Live album by Built to Spill
- Released: April 18, 2000
- Recorded: April 15, 1999 May 20-21, 1999 December 7-8, 1999
- Venues: Bluebird Theater, Denver Irving Plaza, New York City Showbox Comedy and Supper Club, Seattle
- Genre: Rock
- Length: 71:43
- Label: Warner Bros.
- Producer: Phil Ek

Built to Spill chronology
| Keep It Like a Secret (1999) | Live (2000) | Ancient Melodies of the Future (2001) |

= Live (Built to Spill album) =

Live is an album of live recordings made by indie rock band Built to Spill on the band's Keep It Like a Secret tour in 1999. At the time the album was recorded, the band consisted of singer/guitarist Doug Martsch, guitarists Brett Netson, Jim Roth, bassist Brett Nelson, and drummer Scott Plouf. Live was released on the Warner Bros. label on April 18, 2000.
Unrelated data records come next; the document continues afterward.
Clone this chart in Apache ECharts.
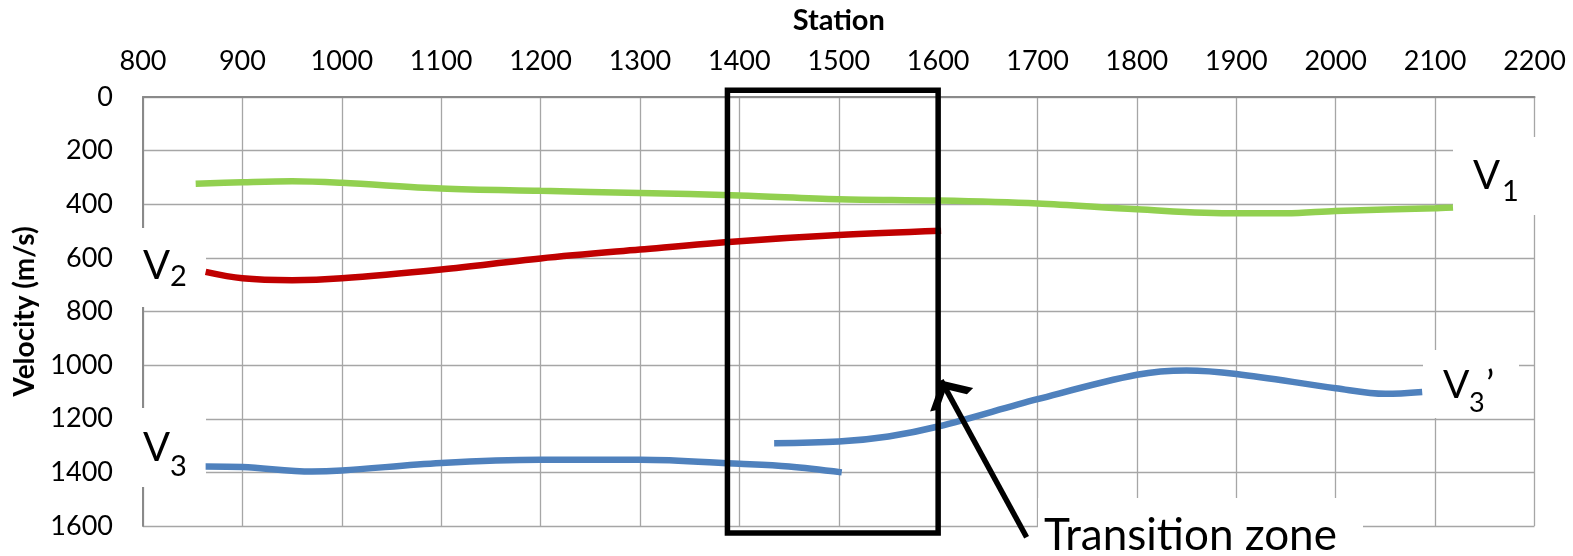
<!DOCTYPE html>
<html>
<head>
<meta charset="utf-8">
<script src="https://cdn.jsdelivr.net/npm/echarts@6/dist/echarts.min.js"></script>
<style>
html,body{margin:0;padding:0;background:#fff;}
#c{width:1573px;height:556px;}
</style>
</head>
<body>
<div id="c"></div>
<script>
// ---- data ----
var xTicks = [800, 2200, 100];   // min, max, interval (Station)
var yTicks = [0, 1600, 200];     // min, max, interval (Velocity)

var v1Station = [853, 900, 950, 1000, 1100, 1200, 1300, 1400, 1500, 1600, 1700, 1800, 1900, 1950, 2000, 2100, 2118];
var v1Velocity = [324, 318, 314, 320, 341, 350, 358, 367, 381, 386, 397, 419, 434, 434, 425, 415, 412];

var v2Station = [863, 900, 950, 1000, 1100, 1200, 1300, 1400, 1500, 1603];
var v2Velocity = [652, 676, 683, 676, 643, 602, 569, 538, 515, 499];

var v3Station = [863, 900, 970, 1000, 1100, 1200, 1300, 1400, 1450, 1503];
var v3Velocity = [1378, 1380, 1397, 1393, 1365, 1353, 1353, 1368, 1378, 1400];

var v3pStation = [1435, 1500, 1550, 1600, 1700, 1800, 1850, 1900, 2000, 2050, 2087];
var v3pVelocity = [1291, 1285, 1266, 1229, 1127, 1036, 1020, 1033, 1086, 1107, 1100];

var zoneStation = [1388, 1600, 1600, 1388, 1388];
var zoneVelocity = [-25, -25, 1626, 1626, -25];

var arrowFrom = [1689, 1642];
var arrowTo = [1603, 1057];

function pairs(xs, ys) { return xs.map(function (x, i) { return [x, ys[i]]; }); }

var FONT = 'Lato';
var chart = echarts.init(document.getElementById('c'));

function lineSeries(name, xs, ys, color) {
  return {
    name: name, type: 'line', data: pairs(xs, ys), smooth: 0.35, symbol: 'none',
    lineStyle: { color: color, width: 6.5 }, z: 3, silent: true
  };
}
function plain(v) { return String(v); }
function txt(x, y, s, size) {
  return { type: 'text', z: 10, silent: true, x: x, y: y,
    style: { text: s, fontFamily: FONT, fontSize: size, fill: '#000', verticalAlign: 'top', align: 'left' } };
}

var option = {
  animation: false,
  backgroundColor: '#ffffff',
  grid: { left: 143, right: 38.5, top: 97, bottom: 30, containLabel: false, outerBoundsMode: 'none' },
  xAxis: {
    type: 'value', position: 'top', min: xTicks[0], max: xTicks[1], interval: xTicks[2],
    name: 'Station', nameLocation: 'middle', nameGap: 62,
    nameTextStyle: { fontFamily: FONT, fontWeight: 'bold', fontSize: 29, color: '#000' },
    axisLine: { show: true, onZero: false, lineStyle: { color: '#8a8a8a', width: 2 } },
    axisTick: { show: false },
    axisLabel: { fontFamily: FONT, fontSize: 27, color: '#000', margin: 22, formatter: plain },
    splitLine: { show: true, lineStyle: { color: '#a6a6a6', width: 1.3 } }
  },
  yAxis: {
    type: 'value', inverse: true, min: yTicks[0], max: yTicks[1], interval: yTicks[2],
    name: 'Velocity (m/s)', nameLocation: 'middle', nameGap: 96,
    nameTextStyle: { fontFamily: FONT, fontWeight: 'bold', fontSize: 28, color: '#000' },
    axisLine: { show: true, onZero: false, lineStyle: { color: '#8a8a8a', width: 2 } },
    axisTick: { show: false },
    axisLabel: { fontFamily: FONT, fontSize: 27, color: '#000', margin: 30, formatter: plain },
    splitLine: { show: true, lineStyle: { color: '#a6a6a6', width: 1.3 } }
  },
  series: [
    lineSeries('V1', v1Station, v1Velocity, '#92D050'),
    lineSeries('V2', v2Station, v2Velocity, '#C00000'),
    lineSeries('V3', v3Station, v3Velocity, '#4F81BD'),
    lineSeries("V3'", v3pStation, v3pVelocity, '#4F81BD'),
    {
      name: 'Transition zone box', type: 'line', data: pairs(zoneStation, zoneVelocity),
      symbol: 'none', clip: false, silent: true, z: 4,
      lineStyle: { color: '#000', width: 5.5, cap: 'square', join: 'miter' }
    },
    {
      name: 'arrow', type: 'lines', coordinateSystem: 'cartesian2d', clip: false, silent: true, z: 5,
      symbol: ['none', 'path://M0,0 L13,22 L8.5,24.5 L0,10 L-8.5,24.5 L-13,22 Z M0,-24.5 L0.01,-24.5 L0,-24.49 Z'],
      symbolSize: [26, 49],
      lineStyle: { color: '#000', width: 5.5, opacity: 1, curveness: 0 },
      data: [{ coords: [arrowFrom, arrowTo] }]
    }
  ],
  graphic: [
    // white label backgrounds (covering gridlines)
    { type: 'rect', z: 1, silent: true, shape: { x: 1453, y: 137, width: 84, height: 78 }, style: { fill: '#fff' } },
    { type: 'rect', z: 1, silent: true, shape: { x: 136, y: 228, width: 70, height: 79 }, style: { fill: '#fff' } },
    { type: 'rect', z: 1, silent: true, shape: { x: 136, y: 408, width: 70, height: 79 }, style: { fill: '#fff' } },
    { type: 'rect', z: 1, silent: true, shape: { x: 1423, y: 350, width: 96, height: 68 }, style: { fill: '#fff' } },
    { type: 'rect', z: 1, silent: true, shape: { x: 1038, y: 498, width: 325, height: 60 }, style: { fill: '#fff' } },
    // labels
    txt(1473, 156, 'V', 40), txt(1502, 177, '1', 29),
    txt(143, 246, 'V', 40), txt(170, 262, '2', 29),
    txt(143, 428, 'V', 40), txt(170, 452, '3', 29),
    txt(1443, 366, 'V', 39), txt(1469, 390, '3', 27), txt(1486, 366, '\u2019', 39),
    { type: 'text', z: 10, silent: true, x: 1044, y: 514,
      style: { text: '{a|Transi}{a|tion zone}', verticalAlign: 'top', align: 'left',
        rich: { a: { fontFamily: FONT, fontSize: 44, fill: '#000', color: '#000' } } } }
  ]
};
chart.setOption(option);
</script>
</body>
</html>
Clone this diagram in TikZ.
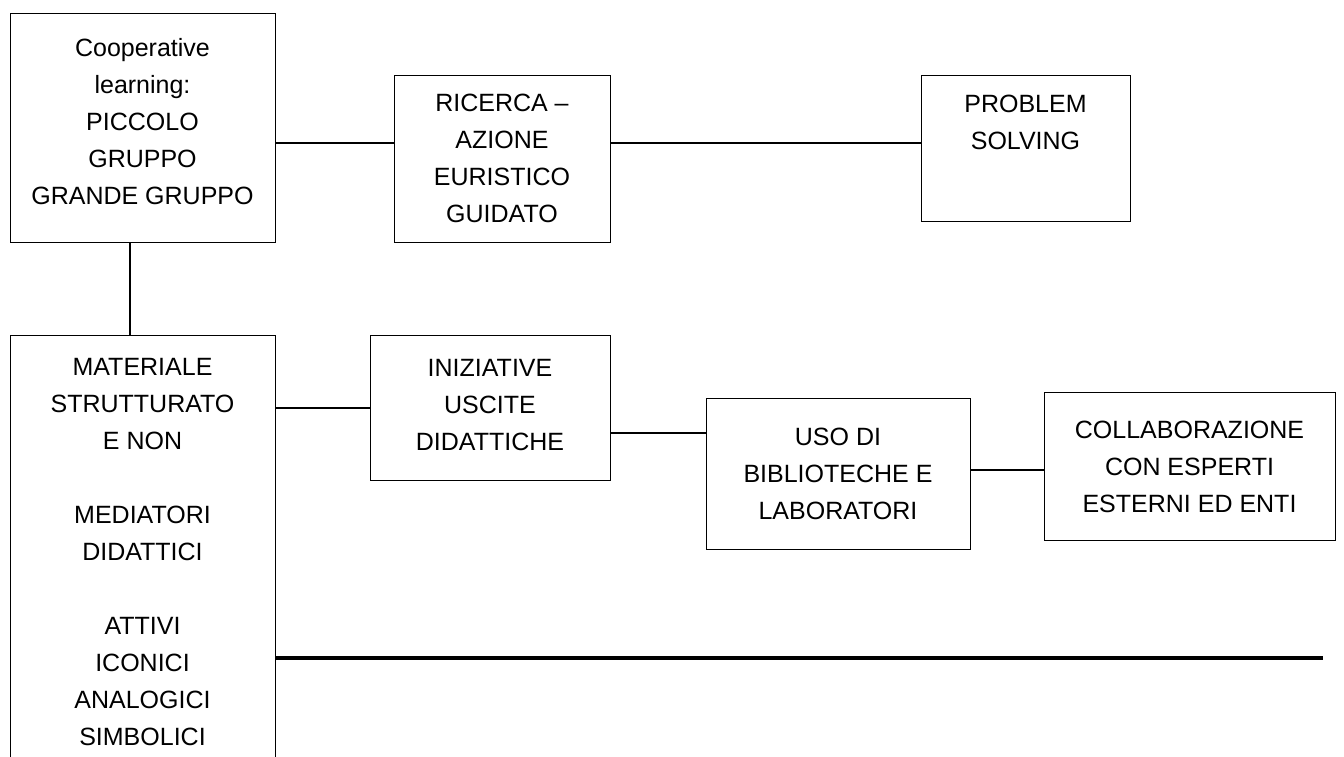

The model featured on the cover is Jeremy Atkins, a musician and an executive with Dark Horse Comics.

Professional ratings
Review scores
| Source | Rating |
| AllMusic | Star |
| The Austin Chronicle | Star Half star |
| Dayton Daily News | A |
| The Encyclopedia of Popular Music | Star |
| NME | 8/10 |
| Pitchfork | 7.6/10 |
| Rolling Stone | Star Half star |
| Times Colonist | Star |
| The Village Voice | A− |

==Track listing==

- Note
- Tracks 1-3 and 9 recorded in May 20-21, 1999 at Irving Plaza, New York City
- Tracks 4-7 recorded in December 7-8 at Showbox Comedy and Supper Club, Seattle
- Track 8 recorded in April 15, 1999 at Bluebird Theater, Denver

| No. | Title | Studio version | Length |
|---|---|---|---|
| 1. | "The Plan" | Keep It Like a Secret (1999) | 4:54 |
| 2. | "Randy Described Eternity" | Perfect from Now On (1997) | 3:55 |
| 3. | "Stop the Show" | Perfect from Now On | 4:15 |
| 4. | "Virginia Reel Around the Fountain" (Calvin Johnson, Martsch) | Halo Benders' The Rebels Not In (1998) | 7:00 |
| 5. | "Cortez the Killer" (Neil Young) | Neil Young and Crazy Horse's Zuma (1975) | 20:30 |
| 6. | "Car" | There's Nothing Wrong with Love (1994) | 3:07 |
| 7. | "Singing Sores Make Perfect Swords" (Sam Jayne) | Love as Laughter's The Greks Bring Gifts (1996) | 3:33 |
| 8. | "I Would Hurt a Fly" | Perfect from Now On | 5:24 |
| 9. | "Broken Chairs" (Martsch, Uluru Black) | Keep It Like a Secret | 19:05 |

==Double-LP version==
As a part of Built to Spill's contract with Warner Bros. Records, all of their Warner Bros. releases were released on vinyl LP by the band's former label, Up Records. Two studio tracks, "Forget Remember When" and "Now and Then," are included as bonus tracks on the Up double-LP version. These tracks had been previously released as part of the Carry the Zero CD single/EP.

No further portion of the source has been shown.